Neill, a star in blockbuster films such as Jurassic Park and a passionate South Island landowner, is among high-profile New Zealanders arguing that water rights should not be granted to support dairy farming operations on the majestic landscapes of this rugged region.

Among those seeking the right to take water for farming operations, in resource consent hearings which began yesterday, are three companies proposing to house almost 18,000 dairy cows in cubicle sheds.

Critics have labelled this "factory farming".

Neill said keeping the cattle in sheds for most of the year was an absurd notion.

"I am appalled to learn of the projected fate of the Mackenzie Country, that it may well fall increasingly into the hands of large-scale dairy agribusiness," he said in his submission to the consent hearings, among more than 5000 opposing the dairying.

"If profit concerns are material here, let it be understood that the Mackenzie is a priceless resource for New Zealand. There are very few places like this in the world. Indeed the Mackenzie is unique."

While dairy farming was short-lived, the loss of the landscape would be everlasting, Neill said.

"These proposals may enrich a few, but they will certainly impoverish the rest of us, not just now, but for generations to come."
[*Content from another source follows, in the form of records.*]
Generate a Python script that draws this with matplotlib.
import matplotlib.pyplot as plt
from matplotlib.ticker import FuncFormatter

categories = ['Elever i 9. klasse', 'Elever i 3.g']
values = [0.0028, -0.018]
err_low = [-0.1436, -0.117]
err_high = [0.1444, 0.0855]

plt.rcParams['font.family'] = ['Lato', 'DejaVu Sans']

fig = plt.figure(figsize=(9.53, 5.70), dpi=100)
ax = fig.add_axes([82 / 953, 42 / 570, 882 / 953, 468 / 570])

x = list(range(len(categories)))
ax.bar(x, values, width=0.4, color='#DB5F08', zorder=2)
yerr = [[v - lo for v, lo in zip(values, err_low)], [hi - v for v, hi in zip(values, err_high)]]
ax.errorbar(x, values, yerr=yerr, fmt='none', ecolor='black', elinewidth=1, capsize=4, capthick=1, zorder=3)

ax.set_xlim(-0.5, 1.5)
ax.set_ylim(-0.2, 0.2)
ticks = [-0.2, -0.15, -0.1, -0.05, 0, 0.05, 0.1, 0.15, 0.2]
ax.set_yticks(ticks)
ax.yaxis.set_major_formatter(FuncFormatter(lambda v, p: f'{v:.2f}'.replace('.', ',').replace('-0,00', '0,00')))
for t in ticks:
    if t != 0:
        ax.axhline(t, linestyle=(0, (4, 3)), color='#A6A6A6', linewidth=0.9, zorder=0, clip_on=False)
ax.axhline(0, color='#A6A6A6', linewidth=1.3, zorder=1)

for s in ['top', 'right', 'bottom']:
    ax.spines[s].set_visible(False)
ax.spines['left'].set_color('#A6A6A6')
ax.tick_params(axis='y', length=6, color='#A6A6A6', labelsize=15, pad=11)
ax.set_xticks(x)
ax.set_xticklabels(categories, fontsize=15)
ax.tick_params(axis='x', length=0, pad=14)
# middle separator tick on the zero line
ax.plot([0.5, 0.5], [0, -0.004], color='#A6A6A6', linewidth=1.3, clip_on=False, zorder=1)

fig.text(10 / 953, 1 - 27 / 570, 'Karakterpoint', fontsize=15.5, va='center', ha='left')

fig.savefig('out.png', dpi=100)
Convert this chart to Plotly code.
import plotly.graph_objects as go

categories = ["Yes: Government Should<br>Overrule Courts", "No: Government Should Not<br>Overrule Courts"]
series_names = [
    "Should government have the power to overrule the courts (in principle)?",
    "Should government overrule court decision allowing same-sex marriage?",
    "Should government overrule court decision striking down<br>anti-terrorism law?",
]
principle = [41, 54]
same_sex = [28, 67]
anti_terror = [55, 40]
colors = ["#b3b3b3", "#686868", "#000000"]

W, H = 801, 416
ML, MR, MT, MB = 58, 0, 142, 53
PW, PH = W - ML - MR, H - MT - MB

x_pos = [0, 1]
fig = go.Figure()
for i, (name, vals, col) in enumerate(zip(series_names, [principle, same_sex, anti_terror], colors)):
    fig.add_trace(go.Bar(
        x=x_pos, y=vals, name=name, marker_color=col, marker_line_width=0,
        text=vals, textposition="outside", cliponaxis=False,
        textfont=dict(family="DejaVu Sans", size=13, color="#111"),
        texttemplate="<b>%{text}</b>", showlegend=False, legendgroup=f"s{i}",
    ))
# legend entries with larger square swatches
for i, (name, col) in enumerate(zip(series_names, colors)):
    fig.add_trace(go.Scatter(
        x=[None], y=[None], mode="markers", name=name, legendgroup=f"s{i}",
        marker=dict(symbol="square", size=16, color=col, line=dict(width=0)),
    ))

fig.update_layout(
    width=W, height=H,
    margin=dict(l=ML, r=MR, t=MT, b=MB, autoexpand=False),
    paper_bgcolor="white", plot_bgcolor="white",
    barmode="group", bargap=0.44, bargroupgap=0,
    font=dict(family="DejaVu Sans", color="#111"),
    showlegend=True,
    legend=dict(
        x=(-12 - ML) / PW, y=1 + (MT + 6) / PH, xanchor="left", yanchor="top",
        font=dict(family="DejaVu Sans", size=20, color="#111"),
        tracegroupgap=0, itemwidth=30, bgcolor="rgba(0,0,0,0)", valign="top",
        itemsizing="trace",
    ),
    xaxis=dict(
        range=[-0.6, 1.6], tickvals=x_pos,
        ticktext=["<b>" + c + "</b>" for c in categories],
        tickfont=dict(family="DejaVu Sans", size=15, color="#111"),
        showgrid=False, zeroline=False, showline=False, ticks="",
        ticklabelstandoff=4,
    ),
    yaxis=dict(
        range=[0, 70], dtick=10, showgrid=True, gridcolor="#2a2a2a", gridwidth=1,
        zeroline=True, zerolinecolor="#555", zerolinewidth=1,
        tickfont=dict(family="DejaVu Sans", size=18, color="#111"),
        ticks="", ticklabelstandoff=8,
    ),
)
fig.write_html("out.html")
The companies seeking to set up the cubicle farming operations, Southdown Holdings, Williamson Holdings and Five Rivers, argue any environmental risks can be managed. But they are facing battles on fronts other than just water rights.

The Government has used its powers to intervene on their proposals to discharge cow effluent by setting up a board of inquiry to look into it, while a lobby group, the Environmental Defence Society, has mounted a legal challenge to the companies' land use consents.

Neill is part of an opposition group called Mackenzie Guardians, which includes former poet laureate Brian Turner and artist Grahame Sydney.

In his submission, Turner said: "Turning the Mackenzie Country into the sort of country nature never intended it to be - and nature does know better than we do - is to engage in a grossly destructive and unsustainable act".

The Tourism Industry Association, representing tourism businesses, has expressed concern about how dairying might affect the region, which it considers globally significant.

"The Mackenzie Basin is integral to New Zealand's tourism industry, and tourism is essential to the region's economic wellbeing."

Neill said it was clear that the rugged tussock country of the Mackenzie was unsuitable for dairying.

The consent hearings are due to continue until April 16.


Aside from his exploits in the movies, actor Sam Neill has never been afraid to tackle controversial issues.

He is currently part of a group arguing against dairy farming in the Mackenzie Country.

Last year, he was the target of criticism when animal rights group Peta (People for the Ethical Treatment of Animals) accused of him of being a "pimp" for the meat industry by appearing in a television advertisement promoting meat in Australia.

In 2000, a spat arose between Neill and Queenstown Mayor Warren Cooper after Neill spoke out against development in the Queenstown region. Mr Cooper suggested Neill should "stick to film-making". The pair later reconciled.